Reinventing oneself, in many aspects, has been one of the key concepts in this pandemic, often associated with social networks or digitization. Museums are one of the most affected sectors, and far from being left behind, they have jumped right on the digitalization trend. They have been closed or with limited capacity, so they have had to reinvent themselves to adapt to this new reality. During the months of confinement, they thought of everything: virtual exhibitions, guided tours, conferences, web museums, contests and popular challenges. Rarely has art generated so much interest. Many of the museums were overwhelmed by the attention: during the confinement, the Prado Museum had to hire more servers (from 2 to 10) to support web visits, and the Louvre increased its virtual visitors tenfold in one day (March 19), from 40,000 to almost 400,000.
Online visit for children – The Prado Museum
Most of the world’s most famous museums have opened a virtual door to their works. The Sistine Chapel in the Vatican, the Louvre in Paris, or the Prado Museum in Madrid, are examples of this. From their websites we can access, free of charge, to their galleries, and even study their works.

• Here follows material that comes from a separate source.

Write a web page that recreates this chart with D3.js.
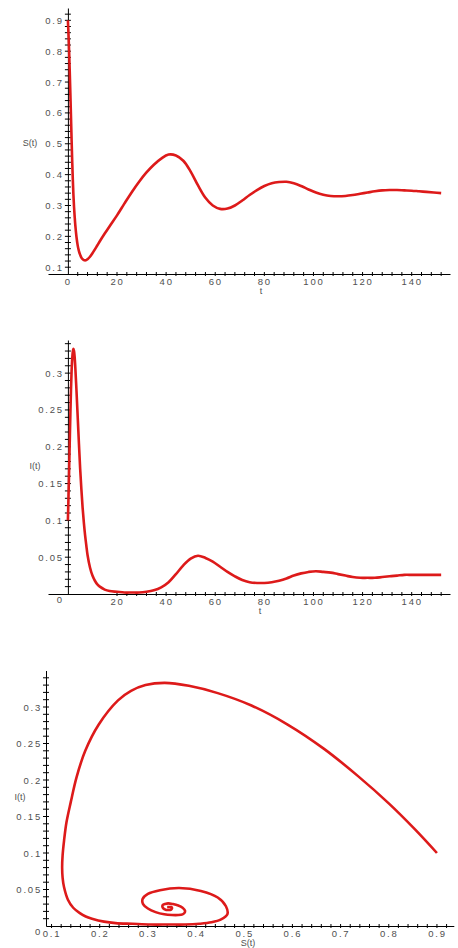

Other museums such as the Rijksmuseum in Amsterdam, go further and besides letting us see their galleries from the website, have sought to reinvent themselves. They created Rijksstudio, a project that invites the public to create their own masterpieces by downloading images of works of art from the collection and use them creatively. An innovative digital application that makes a large part of the museum’s collection available to everyone, without spending a cent.

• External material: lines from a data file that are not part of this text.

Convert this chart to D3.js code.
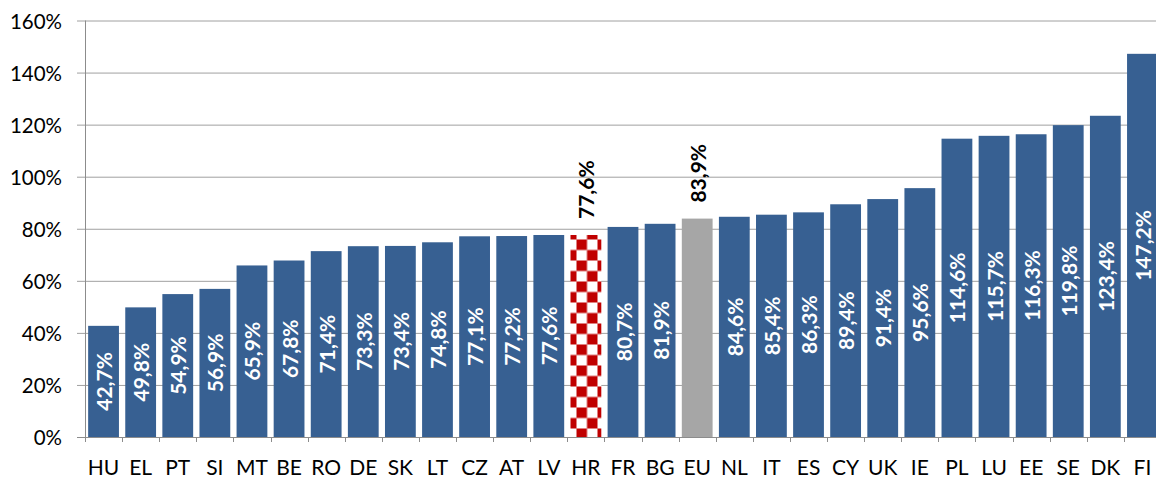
<!DOCTYPE html>
<html><head><meta charset="utf-8">
<script src="https://cdn.jsdelivr.net/npm/d3@7"></script>
<style>body{margin:0;background:#fff}svg{display:block}</style>
</head><body>
<svg id="c" width="1156" height="480"></svg>
<script>
const categories = ["HU","EL","PT","SI","MT","BE","RO","DE","SK","LT","CZ","AT","LV","HR","FR","BG","EU","NL","IT","ES","CY","UK","IE","PL","LU","EE","SE","DK","FI"];
const values = [42.7,49.8,54.9,56.9,65.9,67.8,71.4,73.3,73.4,74.8,77.1,77.2,77.6,77.6,80.7,81.9,83.9,84.6,85.4,86.3,89.4,91.4,95.6,114.6,115.7,116.3,119.8,123.4,147.2];
const yTicks = [0,20,40,60,80,100,120,140,160];
const highlightCountry = "HR";
const averageCategory = "EU";

(function(){
const data = categories.map((c,i)=>({c, v: values[i]}));
const svg = d3.select("#c");
const mLeft = 85, mRight = 1161, mTop = 20.5, mBottom = 437;
const font = "Lato, 'Open Sans', sans-serif";

const x = d3.scaleBand().domain(categories).range([mLeft, mRight]).paddingInner(0.17).paddingOuter(0.085);
const y = d3.scaleLinear().domain([0,160]).range([mBottom, mTop]);
const step = x.step();

// pattern
const defs = svg.append("defs");
const sq = 10.5;
const hx = x(highlightCountry), hv = values[categories.indexOf(highlightCountry)];
const pat = defs.append("pattern").attr("id","checker").attr("patternUnits","userSpaceOnUse")
  .attr("width", sq*2).attr("height", sq*2)
  .attr("x", hx + 6).attr("y", y(hv) + 4.5);
pat.append("rect").attr("width", sq*2).attr("height", sq*2).attr("fill","#fff");
pat.append("rect").attr("width", sq).attr("height", sq).attr("fill","#C00000");
pat.append("rect").attr("x", sq).attr("y", sq).attr("width", sq).attr("height", sq).attr("fill","#C00000");

// gridlines
svg.append("g").selectAll("line").data(yTicks.filter(t=>t>0)).join("line")
  .attr("x1", mLeft-8).attr("x2", mRight).attr("y1", d=>y(d)+0.5).attr("y2", d=>y(d)+0.5)
  .attr("stroke","#A0A0A0").attr("stroke-width",1);
svg.append("line").attr("x1", mLeft-8).attr("x2", mLeft).attr("y1", y(0)+0.5).attr("y2", y(0)+0.5).attr("stroke","#8C8C8C");

// y labels
svg.append("g").selectAll("text").data(yTicks).join("text")
  .attr("x", mLeft-23).attr("y", d=>y(d)).attr("text-anchor","end").attr("dominant-baseline","central")
  .attr("font-family", font).attr("font-size", 20.5).attr("fill","#000")
  .text(d=>d+"%");

// bars
svg.append("g").selectAll("rect").data(data).join("rect")
  .attr("x", d=>x(d.c)).attr("width", x.bandwidth())
  .attr("y", d=>y(d.v)).attr("height", d=>y(0)-y(d.v))
  .attr("fill", d=> d.c===highlightCountry ? "url(#checker)" : d.c===averageCategory ? "#A6A6A6" : "#376092");

// axes lines
svg.append("line").attr("x1", mLeft+0.5).attr("x2", mLeft+0.5).attr("y1", mTop).attr("y2", mBottom+5).attr("stroke","#8C8C8C");
svg.append("line").attr("x1", mLeft).attr("x2", mRight).attr("y1", y(0)+0.5).attr("y2", y(0)+0.5).attr("stroke","#8C8C8C");
svg.append("g").selectAll("line").data(d3.range(categories.length+1)).join("line")
  .attr("x1", i=>Math.round(mLeft + i*step)+0.5).attr("x2", i=>Math.round(mLeft + i*step)+0.5)
  .attr("y1", mBottom).attr("y2", mBottom+5).attr("stroke","#8C8C8C");

// x labels
svg.append("g").selectAll("text").data(categories).join("text")
  .attr("x", d=>x(d)+x.bandwidth()/2).attr("y", 475).attr("text-anchor","middle")
  .attr("font-family", font).attr("font-size", 21).attr("fill","#000").text(d=>d);

// value labels
const fmt = v => v.toFixed(1).replace(".", ",") + "%";
const outside = d => d.c===highlightCountry || d.c===averageCategory;
svg.append("g").selectAll("text").data(data).join("text")
  .attr("transform", d=>{
    const cx = x(d.c)+x.bandwidth()/2;
    if (outside(d)) return `translate(${cx},${y(d.v)-16}) rotate(-90)`;
    return `translate(${cx},${(y(d.v)+y(0))/2}) rotate(-90)`;
  })
  .attr("text-anchor", d=> outside(d) ? "start" : "middle")
  .attr("dominant-baseline","central")
  .attr("font-family", font).attr("font-size", 21).attr("font-weight","bold")
  .attr("fill", d=> outside(d) ? "#000" : "#fff")
  .text(d=>fmt(d.v));
})();
</script>
</body></html>
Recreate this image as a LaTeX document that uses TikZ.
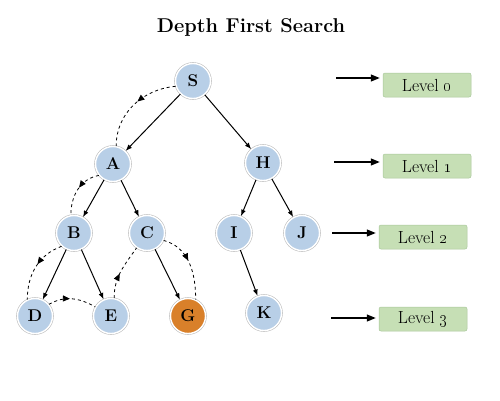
\documentclass[tikz,border=0pt]{standalone}
\usepackage{xcolor}
\usepackage{tikz}
\usetikzlibrary{positioning, arrows.meta, decorations.markings}
\definecolor{nodeblue}{HTML}{B8CFE7}
\definecolor{goalorange}{HTML}{D9802A}
\definecolor{levelgreen}{HTML}{C6DFB5}
\definecolor{levelrim}{HTML}{A9C79A}
\begin{document}
\begin{tikzpicture}[x=1pt,y=-1pt]
	\tikzstyle{vertex}=[circle,fill=nodeblue,draw=white,line width=1.4pt,preaction={draw=black!25,line width=2.6pt},minimum size=35pt,inner sep=0pt,font=\fontsize{17}{20}\selectfont\bfseries]
	\tikzstyle{goal}=[vertex,fill=goalorange]
	\tikzstyle{level}=[rectangle,rounded corners=2pt,fill=levelgreen,draw=levelrim,line width=0.5pt,minimum width=88pt,minimum height=24pt,font=\fontsize{17.5}{20}\selectfont]
	\tikzstyle{edge}=[-{Latex[length=6.5pt,width=5pt]},line width=1pt]
	\tikzstyle{pointer}=[-{Triangle[length=9pt,width=7pt]},line width=1.3pt]
	\tikzstyle{trail}=[dashed,line width=0.8pt,postaction={decorate},decoration={markings,mark=at position 0.45 with {\arrow{Triangle[length=7pt,width=6pt]}}}]
	\useasboundingbox (0,0) rectangle (500,400);
	\node[font=\fontsize{20}{24}\selectfont\bfseries] (title) at (251,27) {Depth First Search};
	% tree
	\node[vertex] (S) at (193,81) {S};
	\node[vertex] (A) at (113,164) {A};
	\node[vertex] (H) at (263,163) {H};
	\node[vertex] (B) at (74,233) {B};
	\node[vertex] (C) at (147,233) {C};
	\node[vertex] (I) at (234,233) {I};
	\node[vertex] (J) at (302,233) {J};
	\node[vertex] (D) at (35,316) {D};
	\node[vertex] (E) at (111,316) {E};
	\node[goal] (G) at (188,316) {G};
	\node[vertex] (K) at (264,313) {K};
	\draw[edge] (S) -- (A);
	\draw[edge] (S) -- (H);
	\draw[edge] (A) -- (B);
	\draw[edge] (A) -- (C);
	\draw[edge] (H) -- (I);
	\draw[edge] (H) -- (J);
	\draw[edge] (B) -- (D);
	\draw[edge] (B) -- (E);
	\draw[edge] (C) -- (G);
	\draw[edge] (I) -- (K);
	% search order
	\draw[trail] (S.197) to[out=185,in=90] (A.80);
	\draw[trail] (A.219) to[out=190,in=90] (B.100);
	\draw[trail] (B.227) to[out=200,in=90] (D.115);
	\draw[trail] (D.40) to[out=30,in=150] (E.150);
	\draw[trail] (E.80) to[out=90,in=235] (C.235);
	\draw[trail] (C.336) to[out=-15,in=90] (G.65);
	% levels
	\node[level] (L0) at (427,85) {Level \oldstylenums{0}};
	\node[level] (L1) at (427,166) {Level \oldstylenums{1}};
	\node[level] (L2) at (423,237) {Level \oldstylenums{2}};
	\node[level] (L3) at (423,319) {Level \oldstylenums{3}};
	\coordinate (p0) at (336,78);
	\coordinate (p1) at (334,162);
	\coordinate (p2) at (332,233);
	\coordinate (p3) at (331,318);
	\draw[pointer] (p0) -- ([xshift=-3pt]p0 -| L0.west);
	\draw[pointer] (p1) -- ([xshift=-3pt]p1 -| L1.west);
	\draw[pointer] (p2) -- ([xshift=-3pt]p2 -| L2.west);
	\draw[pointer] (p3) -- ([xshift=-3pt]p3 -| L3.west);
\end{tikzpicture}
\end{document}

Make-up pallet by Ezgi Kiral, Rijksstudio Awards 2020 winner
For the first time we were able to enter museums that otherwise we might not have seen. Not everyone can afford a plane ticket, pay the museum entrance fee, take a day off. Thanks to digitalization, from the comfort of our couch we can sneak into the Louvre and see, for example, Leonardo da Vinci’s most famous work, the Mona Lisa. Most of the works also offer information about their author, context, and even explain the techniques used and a brief explanation of each technique.
So, the fact that museums have had to shut their doors does not mean that they are inaccessible, because the “digital window” still remains. Or so it should be. Digitization is one of the great urgent objectives of many museums, which often have not been able to work these resources for lack of budget.
The big question is, will the online offer replace the traditional visit? It’s difficult to believe that museums will be able to continue with such intense implication on their websites once their doors are open. The staff that are or were once in charge of uploading content, will have to be back in their positions. In addition, the museum experience is unique, even the same person repeating in the same gallery can experience it differently each time.
Image from the Louvre Museum’s app ‘Mona Lisa: Beyond the Glass’
The new options we can suddenly find online now give an amazing added value to the art world. They bring art closer to a wider audience and make them involved. Museums are more approachable hence more inclusive. But will this interest remain once things go back to “normal”?